A Low-Latency and High-Endurance MLC STT-MRAM-Based Cache System

Abstract

Spin-transfer torque magnetic random access memory (STT-MRAM) is a promising cache memory candidate due to its high density, low leakage power, and nonvolatility. Multilevel cell (MLC) STT-MRAM can further increase density by storing 2 bits in one cell’s hard and soft domain, respectively. However, MLC STT-MRAM suffers two-step write, leading to high write energy, long latency, and severe lifetime degradation. Current encoding techniques propose to encode the new data to reduce the two-step data writes. However, they have two weaknesses: 1) high area overhead, e.g., recent work TSE (Hsieh et al., 2020) needs extra 37.5% MLCs and 2) prolong the write latency due to an extra read. Therefore, we propose enhanced one-step write (EOSwrite) to write data in one step. EOSwrite includes line bypassing and four intraline encoding techniques. Line bypassing schemes can bypass the writes to zero or clean lines, leading to low write/read latency. As for the intraline techniques, we propose four write modes.
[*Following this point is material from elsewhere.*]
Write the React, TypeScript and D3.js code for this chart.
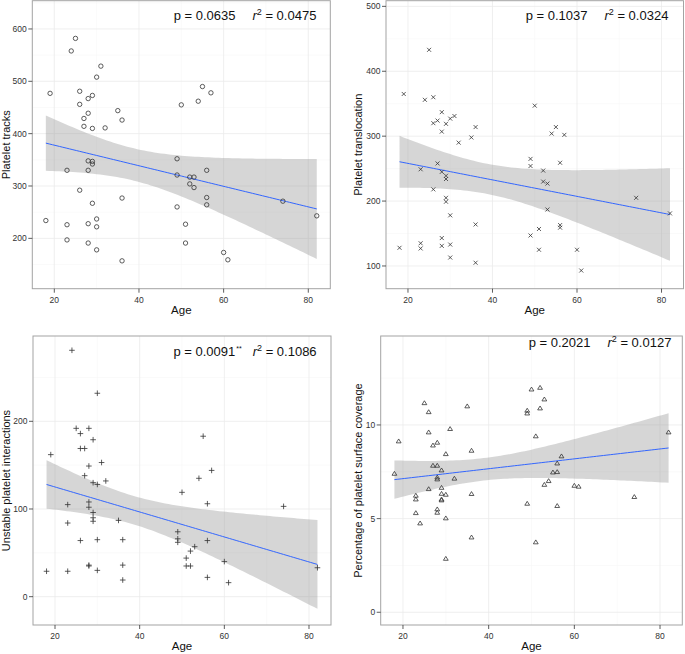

They utilize the data patterns and the clean data in cache lines to write data in one step, therefore reducing the data write latency. The key idea of one-step write is to write as much data as possible in the soft domain of MLC STT-MRAM. EOSwrite can greatly relieve the weaknesses of the current encoding schemes. Evaluation results show that EOSwrite can improve the lifetime of MLC STT-MRAM by 56.96%, reduce dynamic energy by 33.95%, reduce access latency by 36.95%, and improve system performance of MLC STT-MRAM by 4.30%, respectively. While the area overhead of EOSwrite is only 7.27%.